▶ **Goal**:
From the records below, please print only the lines from the one containing "Convert this chart to Chart.js code." through the one containing "6.9, 6.95, 7.0];", both included. Skip the pictures.
---------- Extracted information
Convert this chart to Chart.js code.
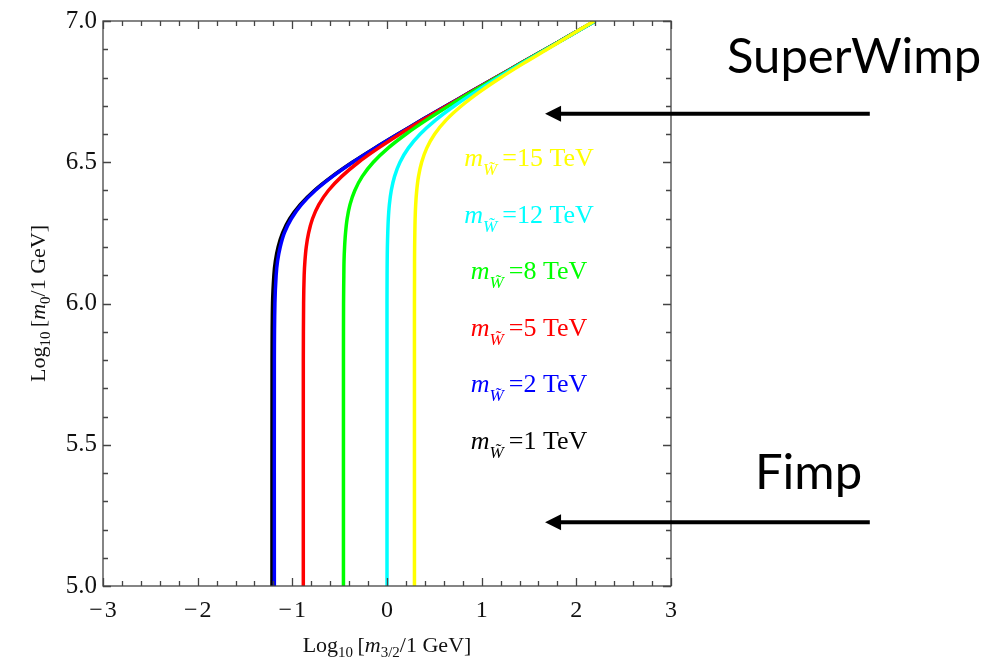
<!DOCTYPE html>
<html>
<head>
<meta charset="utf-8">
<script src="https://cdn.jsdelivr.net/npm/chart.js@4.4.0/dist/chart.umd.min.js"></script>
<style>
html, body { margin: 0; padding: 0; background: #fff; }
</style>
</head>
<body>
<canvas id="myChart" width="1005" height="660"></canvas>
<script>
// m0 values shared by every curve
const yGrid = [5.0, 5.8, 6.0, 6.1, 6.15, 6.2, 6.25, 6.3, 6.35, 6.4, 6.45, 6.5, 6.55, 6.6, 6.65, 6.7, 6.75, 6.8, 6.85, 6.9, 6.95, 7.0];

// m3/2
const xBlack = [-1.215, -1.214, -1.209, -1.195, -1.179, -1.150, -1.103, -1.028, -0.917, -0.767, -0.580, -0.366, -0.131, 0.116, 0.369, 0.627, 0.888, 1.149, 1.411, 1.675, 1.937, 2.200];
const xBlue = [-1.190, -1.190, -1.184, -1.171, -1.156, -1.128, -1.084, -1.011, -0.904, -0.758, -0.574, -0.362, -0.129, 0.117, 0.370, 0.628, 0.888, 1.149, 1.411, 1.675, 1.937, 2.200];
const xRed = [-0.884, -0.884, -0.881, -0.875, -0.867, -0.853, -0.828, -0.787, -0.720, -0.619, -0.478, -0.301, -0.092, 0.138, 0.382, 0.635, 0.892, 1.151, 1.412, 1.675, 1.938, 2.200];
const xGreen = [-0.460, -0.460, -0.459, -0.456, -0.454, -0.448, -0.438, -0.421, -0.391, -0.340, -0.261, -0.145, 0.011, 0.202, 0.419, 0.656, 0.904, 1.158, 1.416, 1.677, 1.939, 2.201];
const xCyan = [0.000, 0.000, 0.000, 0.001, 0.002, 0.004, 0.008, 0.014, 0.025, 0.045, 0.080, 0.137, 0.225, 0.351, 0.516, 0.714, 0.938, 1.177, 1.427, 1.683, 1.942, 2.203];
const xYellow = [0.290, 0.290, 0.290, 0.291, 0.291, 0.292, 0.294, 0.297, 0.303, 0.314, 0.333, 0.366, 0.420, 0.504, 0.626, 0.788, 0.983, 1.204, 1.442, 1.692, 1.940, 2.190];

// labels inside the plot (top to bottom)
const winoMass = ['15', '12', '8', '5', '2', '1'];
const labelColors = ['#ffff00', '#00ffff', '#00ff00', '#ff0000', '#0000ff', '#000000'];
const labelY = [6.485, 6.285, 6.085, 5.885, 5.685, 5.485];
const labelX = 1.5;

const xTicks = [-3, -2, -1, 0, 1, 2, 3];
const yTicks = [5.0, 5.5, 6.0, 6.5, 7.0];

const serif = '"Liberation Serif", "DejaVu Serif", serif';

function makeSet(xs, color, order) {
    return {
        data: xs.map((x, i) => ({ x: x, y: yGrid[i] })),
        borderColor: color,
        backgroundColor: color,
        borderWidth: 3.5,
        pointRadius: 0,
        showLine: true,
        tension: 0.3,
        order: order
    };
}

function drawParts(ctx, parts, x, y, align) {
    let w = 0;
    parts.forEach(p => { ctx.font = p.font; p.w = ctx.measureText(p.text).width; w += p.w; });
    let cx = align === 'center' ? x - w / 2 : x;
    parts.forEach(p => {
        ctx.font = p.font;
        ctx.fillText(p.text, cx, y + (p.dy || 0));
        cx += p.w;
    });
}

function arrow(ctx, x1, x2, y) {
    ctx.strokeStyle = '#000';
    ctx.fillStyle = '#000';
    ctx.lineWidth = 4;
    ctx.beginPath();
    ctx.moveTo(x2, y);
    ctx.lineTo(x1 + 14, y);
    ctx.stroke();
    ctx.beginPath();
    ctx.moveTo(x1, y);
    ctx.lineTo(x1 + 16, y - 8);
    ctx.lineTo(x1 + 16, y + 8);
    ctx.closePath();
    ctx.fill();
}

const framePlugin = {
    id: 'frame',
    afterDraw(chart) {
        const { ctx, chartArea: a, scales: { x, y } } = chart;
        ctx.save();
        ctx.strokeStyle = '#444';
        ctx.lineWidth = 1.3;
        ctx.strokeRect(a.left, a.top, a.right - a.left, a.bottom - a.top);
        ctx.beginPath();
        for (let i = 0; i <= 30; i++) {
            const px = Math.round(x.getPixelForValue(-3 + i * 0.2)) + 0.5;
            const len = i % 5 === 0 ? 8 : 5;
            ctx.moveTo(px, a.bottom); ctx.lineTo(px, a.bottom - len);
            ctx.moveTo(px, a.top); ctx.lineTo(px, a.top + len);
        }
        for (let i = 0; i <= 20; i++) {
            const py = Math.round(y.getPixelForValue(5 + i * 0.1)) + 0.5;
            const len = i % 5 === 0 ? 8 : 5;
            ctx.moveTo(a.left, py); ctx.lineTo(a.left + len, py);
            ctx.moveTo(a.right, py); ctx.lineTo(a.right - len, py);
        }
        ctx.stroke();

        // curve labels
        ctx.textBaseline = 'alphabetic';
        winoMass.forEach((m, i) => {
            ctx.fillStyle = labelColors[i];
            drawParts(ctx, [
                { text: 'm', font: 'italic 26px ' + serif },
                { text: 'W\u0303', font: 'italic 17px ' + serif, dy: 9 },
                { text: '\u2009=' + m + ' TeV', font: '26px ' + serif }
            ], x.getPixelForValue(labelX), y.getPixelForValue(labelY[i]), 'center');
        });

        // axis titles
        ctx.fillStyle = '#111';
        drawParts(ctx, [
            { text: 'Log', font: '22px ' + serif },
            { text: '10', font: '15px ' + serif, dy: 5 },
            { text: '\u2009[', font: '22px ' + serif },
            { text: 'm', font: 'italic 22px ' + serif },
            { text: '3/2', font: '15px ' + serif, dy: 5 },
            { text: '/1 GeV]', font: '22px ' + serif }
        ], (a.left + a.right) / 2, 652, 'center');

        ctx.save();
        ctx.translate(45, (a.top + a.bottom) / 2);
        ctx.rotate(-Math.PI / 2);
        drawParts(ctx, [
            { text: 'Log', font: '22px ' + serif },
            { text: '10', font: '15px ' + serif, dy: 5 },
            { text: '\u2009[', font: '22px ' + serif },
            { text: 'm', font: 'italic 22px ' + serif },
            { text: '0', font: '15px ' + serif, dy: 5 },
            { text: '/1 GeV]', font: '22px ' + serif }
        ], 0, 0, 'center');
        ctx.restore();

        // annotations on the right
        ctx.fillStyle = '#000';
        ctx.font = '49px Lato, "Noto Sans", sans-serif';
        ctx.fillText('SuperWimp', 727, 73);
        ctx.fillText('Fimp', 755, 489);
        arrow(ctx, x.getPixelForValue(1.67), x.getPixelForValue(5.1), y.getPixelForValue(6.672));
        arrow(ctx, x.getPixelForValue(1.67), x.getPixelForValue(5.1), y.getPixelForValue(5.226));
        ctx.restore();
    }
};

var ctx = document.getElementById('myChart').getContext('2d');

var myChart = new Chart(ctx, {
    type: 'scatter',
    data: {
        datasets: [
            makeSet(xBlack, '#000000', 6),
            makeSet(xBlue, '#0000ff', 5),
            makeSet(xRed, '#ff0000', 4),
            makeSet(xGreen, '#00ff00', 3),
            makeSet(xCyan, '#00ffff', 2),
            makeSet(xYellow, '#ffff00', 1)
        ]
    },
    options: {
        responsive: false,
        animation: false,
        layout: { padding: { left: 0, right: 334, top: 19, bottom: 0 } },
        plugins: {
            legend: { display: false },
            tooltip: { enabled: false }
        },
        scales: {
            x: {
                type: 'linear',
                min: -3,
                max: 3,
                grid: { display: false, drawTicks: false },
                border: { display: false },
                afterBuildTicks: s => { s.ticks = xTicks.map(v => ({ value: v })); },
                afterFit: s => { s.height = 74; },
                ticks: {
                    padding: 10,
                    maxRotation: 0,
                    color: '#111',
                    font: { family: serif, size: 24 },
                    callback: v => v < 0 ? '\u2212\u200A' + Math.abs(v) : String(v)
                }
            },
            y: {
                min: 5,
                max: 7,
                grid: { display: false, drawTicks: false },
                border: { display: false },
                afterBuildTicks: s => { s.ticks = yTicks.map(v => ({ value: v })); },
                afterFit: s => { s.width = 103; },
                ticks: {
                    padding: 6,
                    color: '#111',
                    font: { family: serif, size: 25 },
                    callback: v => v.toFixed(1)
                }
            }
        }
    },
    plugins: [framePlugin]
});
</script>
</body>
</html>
--------------------
---------- Extracted information
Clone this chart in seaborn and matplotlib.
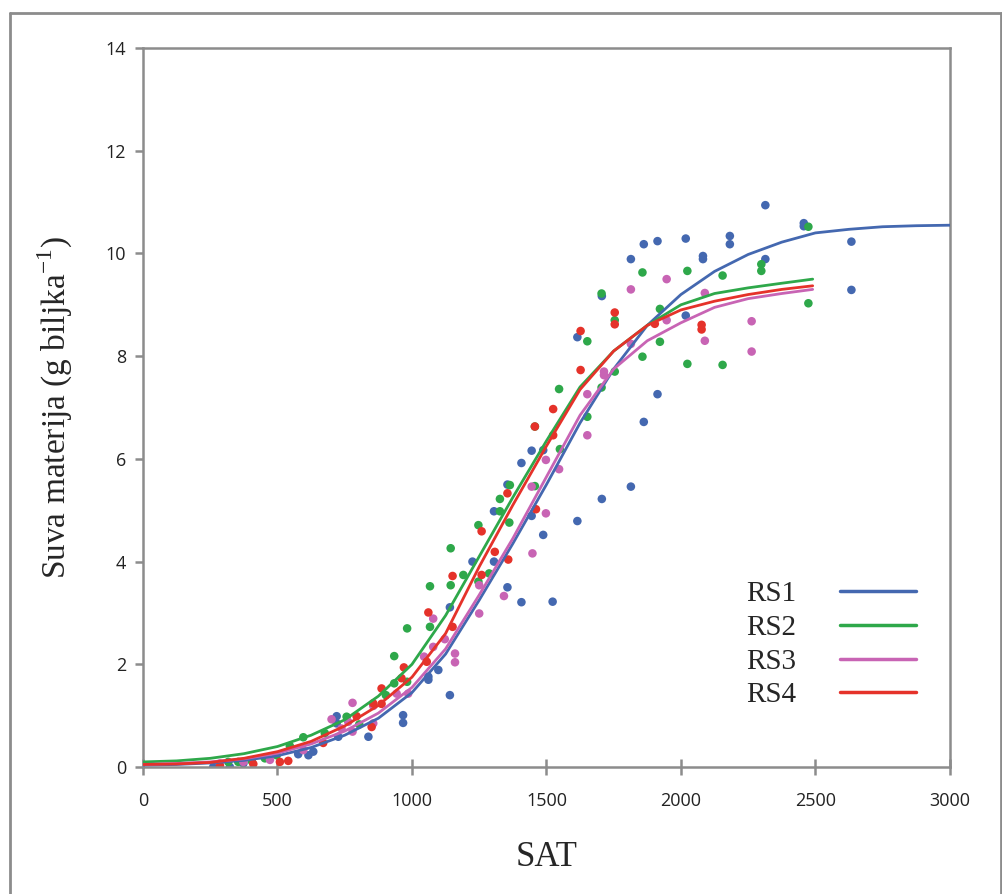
--------------------
---------- Extracted information
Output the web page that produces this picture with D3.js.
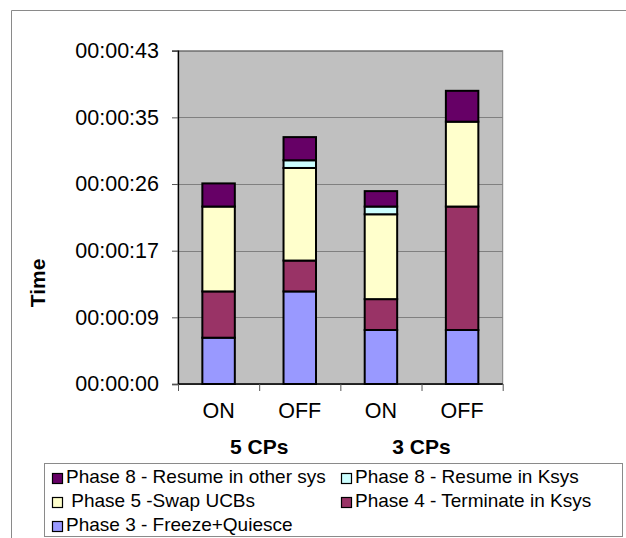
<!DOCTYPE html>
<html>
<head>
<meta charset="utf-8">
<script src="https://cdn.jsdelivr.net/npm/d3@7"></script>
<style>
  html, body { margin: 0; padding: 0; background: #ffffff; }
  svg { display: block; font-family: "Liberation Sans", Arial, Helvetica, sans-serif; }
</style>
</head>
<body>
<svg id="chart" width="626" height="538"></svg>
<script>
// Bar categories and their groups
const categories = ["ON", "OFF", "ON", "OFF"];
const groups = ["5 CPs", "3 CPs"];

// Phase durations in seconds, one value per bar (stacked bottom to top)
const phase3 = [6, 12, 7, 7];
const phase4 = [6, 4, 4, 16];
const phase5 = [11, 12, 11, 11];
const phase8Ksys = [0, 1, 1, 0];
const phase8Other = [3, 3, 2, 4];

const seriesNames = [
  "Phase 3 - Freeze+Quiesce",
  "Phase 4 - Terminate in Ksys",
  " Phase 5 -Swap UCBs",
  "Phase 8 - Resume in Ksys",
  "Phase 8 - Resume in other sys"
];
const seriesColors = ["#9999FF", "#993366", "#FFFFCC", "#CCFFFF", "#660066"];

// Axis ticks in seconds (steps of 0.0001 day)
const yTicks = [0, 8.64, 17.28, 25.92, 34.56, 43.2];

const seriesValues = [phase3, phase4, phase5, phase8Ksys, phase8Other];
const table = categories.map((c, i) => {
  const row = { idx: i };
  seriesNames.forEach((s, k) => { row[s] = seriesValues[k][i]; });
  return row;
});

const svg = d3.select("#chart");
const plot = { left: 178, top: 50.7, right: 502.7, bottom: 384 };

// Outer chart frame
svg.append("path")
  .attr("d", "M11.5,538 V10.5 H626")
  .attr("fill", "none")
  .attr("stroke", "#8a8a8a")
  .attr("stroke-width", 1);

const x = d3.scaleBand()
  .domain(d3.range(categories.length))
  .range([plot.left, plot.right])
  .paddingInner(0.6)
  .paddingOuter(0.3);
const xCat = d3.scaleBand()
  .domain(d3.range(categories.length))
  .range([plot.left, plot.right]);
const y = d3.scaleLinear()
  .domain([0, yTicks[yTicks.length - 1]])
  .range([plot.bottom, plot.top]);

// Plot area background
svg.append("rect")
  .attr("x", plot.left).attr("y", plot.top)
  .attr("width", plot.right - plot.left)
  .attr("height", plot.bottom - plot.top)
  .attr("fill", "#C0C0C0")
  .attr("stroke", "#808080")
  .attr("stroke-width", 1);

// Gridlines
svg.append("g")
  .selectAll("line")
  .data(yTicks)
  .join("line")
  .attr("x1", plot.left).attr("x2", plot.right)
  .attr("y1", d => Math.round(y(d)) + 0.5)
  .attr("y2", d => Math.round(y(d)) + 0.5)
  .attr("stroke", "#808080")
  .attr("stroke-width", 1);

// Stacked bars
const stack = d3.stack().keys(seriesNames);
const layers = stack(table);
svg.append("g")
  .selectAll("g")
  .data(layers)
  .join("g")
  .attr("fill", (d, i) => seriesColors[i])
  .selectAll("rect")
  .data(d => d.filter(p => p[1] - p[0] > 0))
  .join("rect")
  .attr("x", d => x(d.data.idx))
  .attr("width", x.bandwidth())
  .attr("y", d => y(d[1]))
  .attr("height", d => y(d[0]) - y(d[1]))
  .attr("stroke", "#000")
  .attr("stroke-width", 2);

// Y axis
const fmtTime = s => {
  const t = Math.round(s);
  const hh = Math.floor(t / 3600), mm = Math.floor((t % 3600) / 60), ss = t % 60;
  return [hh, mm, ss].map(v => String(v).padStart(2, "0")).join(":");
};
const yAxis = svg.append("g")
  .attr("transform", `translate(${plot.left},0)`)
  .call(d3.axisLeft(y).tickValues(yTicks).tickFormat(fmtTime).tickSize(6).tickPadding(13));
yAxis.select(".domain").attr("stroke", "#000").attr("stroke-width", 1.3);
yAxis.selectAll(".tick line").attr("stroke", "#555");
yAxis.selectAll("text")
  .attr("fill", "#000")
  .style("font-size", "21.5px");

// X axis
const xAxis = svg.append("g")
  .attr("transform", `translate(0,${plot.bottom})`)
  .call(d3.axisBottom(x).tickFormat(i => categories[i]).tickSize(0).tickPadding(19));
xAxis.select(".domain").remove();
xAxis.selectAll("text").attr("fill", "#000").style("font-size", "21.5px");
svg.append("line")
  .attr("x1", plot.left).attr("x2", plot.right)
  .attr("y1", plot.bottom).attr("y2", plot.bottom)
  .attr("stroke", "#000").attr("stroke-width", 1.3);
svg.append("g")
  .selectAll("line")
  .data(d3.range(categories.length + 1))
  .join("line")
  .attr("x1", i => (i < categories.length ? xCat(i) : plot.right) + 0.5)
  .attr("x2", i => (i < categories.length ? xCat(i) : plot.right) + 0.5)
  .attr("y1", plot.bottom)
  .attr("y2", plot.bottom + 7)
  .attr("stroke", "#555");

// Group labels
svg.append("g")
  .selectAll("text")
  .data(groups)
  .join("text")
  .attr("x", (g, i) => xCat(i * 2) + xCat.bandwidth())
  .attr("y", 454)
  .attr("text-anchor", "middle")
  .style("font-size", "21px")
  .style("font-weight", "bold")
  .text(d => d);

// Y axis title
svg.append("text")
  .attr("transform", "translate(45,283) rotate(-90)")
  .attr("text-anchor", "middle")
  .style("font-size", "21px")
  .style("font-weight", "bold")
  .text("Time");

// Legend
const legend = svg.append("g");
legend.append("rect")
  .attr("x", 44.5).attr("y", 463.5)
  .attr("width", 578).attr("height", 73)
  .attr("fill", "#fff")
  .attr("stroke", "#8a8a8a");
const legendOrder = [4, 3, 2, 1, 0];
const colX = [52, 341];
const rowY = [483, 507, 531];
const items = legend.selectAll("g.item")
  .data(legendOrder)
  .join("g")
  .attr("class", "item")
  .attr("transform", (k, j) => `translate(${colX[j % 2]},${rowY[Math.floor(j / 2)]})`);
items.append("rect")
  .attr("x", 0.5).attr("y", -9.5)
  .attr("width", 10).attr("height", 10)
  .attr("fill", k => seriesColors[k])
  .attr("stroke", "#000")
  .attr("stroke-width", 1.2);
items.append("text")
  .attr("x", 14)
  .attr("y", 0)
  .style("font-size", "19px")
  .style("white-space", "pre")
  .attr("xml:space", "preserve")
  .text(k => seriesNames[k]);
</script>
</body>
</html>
--------------------
▶ **Exercise output**:
Convert this chart to Chart.js code.
<!DOCTYPE html>
<html>
<head>
<meta charset="utf-8">
<script src="https://cdn.jsdelivr.net/npm/chart.js@4.4.0/dist/chart.umd.min.js"></script>
<style>
html, body { margin: 0; padding: 0; background: #fff; }
</style>
</head>
<body>
<canvas id="myChart" width="1005" height="660"></canvas>
<script>
// m0 values shared by every curve
const yGrid = [5.0, 5.8, 6.0, 6.1, 6.15, 6.2, 6.25, 6.3, 6.35, 6.4, 6.45, 6.5, 6.55, 6.6, 6.65, 6.7, 6.75, 6.8, 6.85, 6.9, 6.95, 7.0];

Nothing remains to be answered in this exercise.